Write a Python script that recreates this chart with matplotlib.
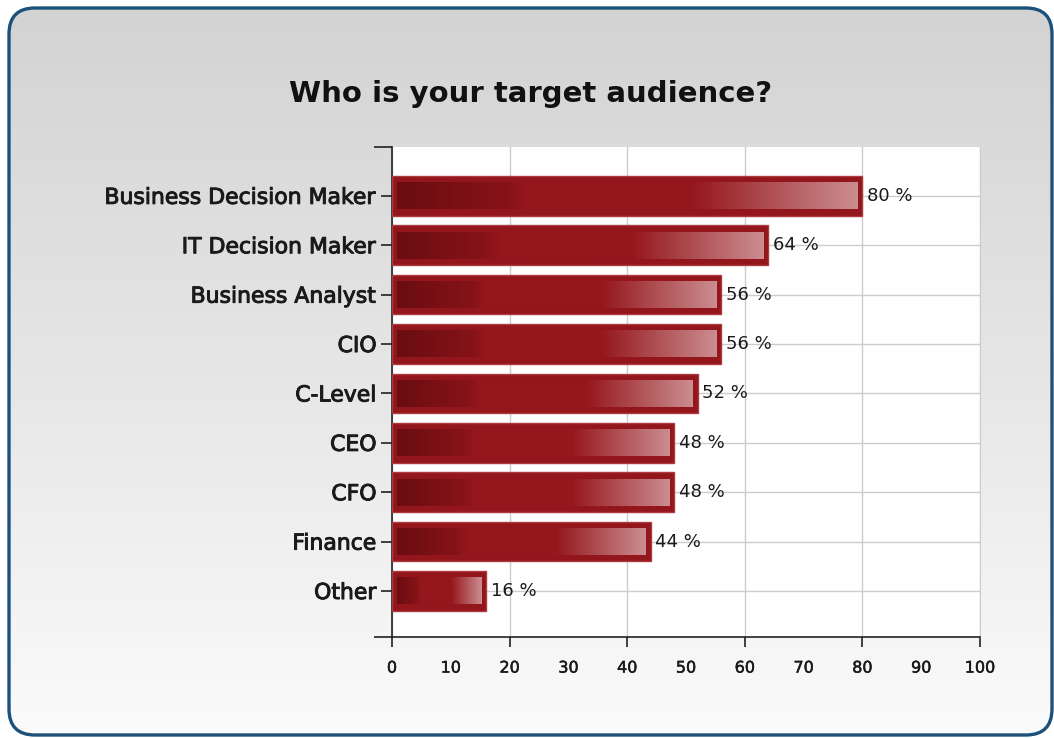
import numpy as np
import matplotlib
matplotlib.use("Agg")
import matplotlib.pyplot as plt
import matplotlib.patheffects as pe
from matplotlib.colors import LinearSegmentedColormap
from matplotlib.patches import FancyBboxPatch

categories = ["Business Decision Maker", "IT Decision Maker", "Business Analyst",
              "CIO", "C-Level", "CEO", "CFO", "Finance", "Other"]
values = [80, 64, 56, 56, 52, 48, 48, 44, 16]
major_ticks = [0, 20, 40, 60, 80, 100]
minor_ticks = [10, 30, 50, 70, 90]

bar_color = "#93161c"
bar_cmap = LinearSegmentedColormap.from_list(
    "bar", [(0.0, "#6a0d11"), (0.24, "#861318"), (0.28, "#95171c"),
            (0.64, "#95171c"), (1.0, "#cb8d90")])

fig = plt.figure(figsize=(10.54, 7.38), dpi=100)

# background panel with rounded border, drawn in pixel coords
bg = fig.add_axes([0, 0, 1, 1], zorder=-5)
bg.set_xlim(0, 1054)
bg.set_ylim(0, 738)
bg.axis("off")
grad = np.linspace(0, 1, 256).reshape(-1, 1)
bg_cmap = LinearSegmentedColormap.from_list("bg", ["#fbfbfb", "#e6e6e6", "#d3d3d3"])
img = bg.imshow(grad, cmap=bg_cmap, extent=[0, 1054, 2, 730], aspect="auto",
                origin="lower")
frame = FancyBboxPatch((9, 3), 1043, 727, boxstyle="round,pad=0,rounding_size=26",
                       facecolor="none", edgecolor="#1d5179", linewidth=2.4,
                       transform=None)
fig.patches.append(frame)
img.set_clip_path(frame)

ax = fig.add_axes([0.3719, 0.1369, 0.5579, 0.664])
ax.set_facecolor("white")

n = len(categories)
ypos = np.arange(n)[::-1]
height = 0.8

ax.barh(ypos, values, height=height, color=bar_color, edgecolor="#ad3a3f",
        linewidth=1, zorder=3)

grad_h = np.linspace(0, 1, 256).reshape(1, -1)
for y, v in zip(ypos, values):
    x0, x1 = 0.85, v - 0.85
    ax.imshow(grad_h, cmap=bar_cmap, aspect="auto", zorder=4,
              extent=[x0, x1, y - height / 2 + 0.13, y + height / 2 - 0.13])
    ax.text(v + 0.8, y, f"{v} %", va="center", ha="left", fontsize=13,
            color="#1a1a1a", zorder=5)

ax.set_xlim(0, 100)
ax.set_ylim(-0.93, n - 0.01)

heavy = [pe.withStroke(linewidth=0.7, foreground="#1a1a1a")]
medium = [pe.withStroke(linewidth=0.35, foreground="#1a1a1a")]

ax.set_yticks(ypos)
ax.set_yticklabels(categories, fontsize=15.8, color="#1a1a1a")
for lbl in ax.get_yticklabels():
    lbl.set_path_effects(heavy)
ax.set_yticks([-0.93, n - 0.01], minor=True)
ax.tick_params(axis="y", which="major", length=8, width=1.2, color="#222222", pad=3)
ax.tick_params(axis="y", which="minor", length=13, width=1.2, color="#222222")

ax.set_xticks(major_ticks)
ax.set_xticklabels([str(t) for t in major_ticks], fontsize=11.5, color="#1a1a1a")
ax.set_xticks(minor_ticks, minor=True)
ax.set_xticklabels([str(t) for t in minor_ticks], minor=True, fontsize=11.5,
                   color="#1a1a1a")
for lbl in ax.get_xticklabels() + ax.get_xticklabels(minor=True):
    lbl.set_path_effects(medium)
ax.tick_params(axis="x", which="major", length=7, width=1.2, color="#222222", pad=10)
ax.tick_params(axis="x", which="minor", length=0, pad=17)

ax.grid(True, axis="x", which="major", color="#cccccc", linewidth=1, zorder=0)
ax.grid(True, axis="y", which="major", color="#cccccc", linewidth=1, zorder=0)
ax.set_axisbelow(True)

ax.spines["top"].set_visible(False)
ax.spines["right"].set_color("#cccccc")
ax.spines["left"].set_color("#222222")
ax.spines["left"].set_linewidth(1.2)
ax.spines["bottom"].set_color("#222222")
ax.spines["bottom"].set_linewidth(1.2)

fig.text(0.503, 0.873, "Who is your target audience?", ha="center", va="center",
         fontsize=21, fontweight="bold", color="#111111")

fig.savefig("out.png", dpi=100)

________________________

- What you have to do -
Give again exactly the lines running from the beginning of the material above through the line that contains "linewidth=1, zorder=3)", and leave out every picture.

- The response -
Write a Python script that recreates this chart with matplotlib.
import numpy as np
import matplotlib
matplotlib.use("Agg")
import matplotlib.pyplot as plt
import matplotlib.patheffects as pe
from matplotlib.colors import LinearSegmentedColormap
from matplotlib.patches import FancyBboxPatch

categories = ["Business Decision Maker", "IT Decision Maker", "Business Analyst",
              "CIO", "C-Level", "CEO", "CFO", "Finance", "Other"]
values = [80, 64, 56, 56, 52, 48, 48, 44, 16]
major_ticks = [0, 20, 40, 60, 80, 100]
minor_ticks = [10, 30, 50, 70, 90]

bar_color = "#93161c"
bar_cmap = LinearSegmentedColormap.from_list(
    "bar", [(0.0, "#6a0d11"), (0.24, "#861318"), (0.28, "#95171c"),
            (0.64, "#95171c"), (1.0, "#cb8d90")])

fig = plt.figure(figsize=(10.54, 7.38), dpi=100)

# background panel with rounded border, drawn in pixel coords
bg = fig.add_axes([0, 0, 1, 1], zorder=-5)
bg.set_xlim(0, 1054)
bg.set_ylim(0, 738)
bg.axis("off")
grad = np.linspace(0, 1, 256).reshape(-1, 1)
bg_cmap = LinearSegmentedColormap.from_list("bg", ["#fbfbfb", "#e6e6e6", "#d3d3d3"])
img = bg.imshow(grad, cmap=bg_cmap, extent=[0, 1054, 2, 730], aspect="auto",
                origin="lower")
frame = FancyBboxPatch((9, 3), 1043, 727, boxstyle="round,pad=0,rounding_size=26",
                       facecolor="none", edgecolor="#1d5179", linewidth=2.4,
                       transform=None)
fig.patches.append(frame)
img.set_clip_path(frame)

ax = fig.add_axes([0.3719, 0.1369, 0.5579, 0.664])
ax.set_facecolor("white")

n = len(categories)
ypos = np.arange(n)[::-1]
height = 0.8

ax.barh(ypos, values, height=height, color=bar_color, edgecolor="#ad3a3f",
        linewidth=1, zorder=3)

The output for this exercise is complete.